Rapid assessment of soil contamination by potentially toxic metals in the green spaces of Moscow megalopolis using the portable X-ray analyzer

Abstract

Purpose

Anthropogenic influence leads to significant changes in soil properties and functions. Soil contamination by potentially toxic metals is one of the major environmental problems in urban environments. Traditional soil monitoring methods, while accurate, are often costly and labor-intensive, making it challenging to capture the intricate spatial variations of pollutants in urban soils.
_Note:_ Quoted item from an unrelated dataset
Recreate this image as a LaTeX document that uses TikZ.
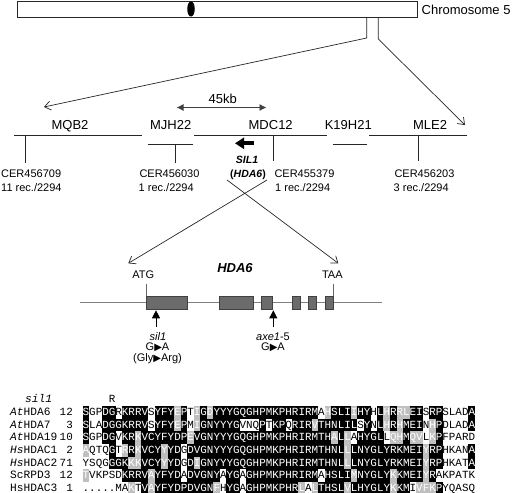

Proximal sensing based on X-ray fluorescence (XRF) analysis is considered a cost-effective approach for rapid assessment of soil contamination. The assessment accuracy depends on soil properties (e.g., texture, moisture, organic matter content) and detection limits for different elements. The research aimed to test a portable XRF analyzer for the assessment of soil contamination by potentially toxic metals in green zones of Moscow megalopolis.

Materials and methods

Initially, Olympus Vanta C pXRF was calibrated using artificially contaminated soil mixtures by Ni, Cu, Pb, Zn, and Cd, representing a diversity of urban soils in Moscow. Linear regression was used to compare pXRF results with the ICP-OES method, and regression coefficients were used to set correction factors (k) for observed potentially toxic metals based on soil properties. Subsequently, the spatial mapping accuracy of topsoil contamination in three distinct green areas was assessed using pXRF (with and without correction factors) based on ICP-OES reference concentrations.

Results

The calibrated pXRF showed high accuracy for Pb (R² = 0.94, b = 0.91, p < 0.05), Cu (R² = 0.95, b = 0.95, p < 0.05), and Zn (R² = 0.95, b = 1.04, p < 0.05), moderate accuracy for Ni (R² = 0.68, b = 0.77, p < 0.05), and limited accuracy for Cd (p > 0.05) on a typical urban contamination level due to its high detection limit. Spatial variability in soil contamination was determined by comparison to the health thresholds (approximate permissible concentration and pollution indices), and the areas subjected to land-use restrictions were identified based on the regional environmental regulations. When calibrated by correction factors, mapping accuracy based on pXRF approached that of ICP-OES (in the range of 10%) for Ni, Cu, and Pb in major parts of the areas.

Conclusion

The study revealed that uncorrected pXRF measurements overestimated contamination. When tailored to specific urban soil conditions, pXRF offers a viable, cost-efficient alternative for assessing soil contamination. The developed approach improved the accuracy and reliability of local soil contamination maps by capturing spatial patterns ignored by conventional methods which is essential to optimize costs of soil rehabilitation and sustainable management of urban soils.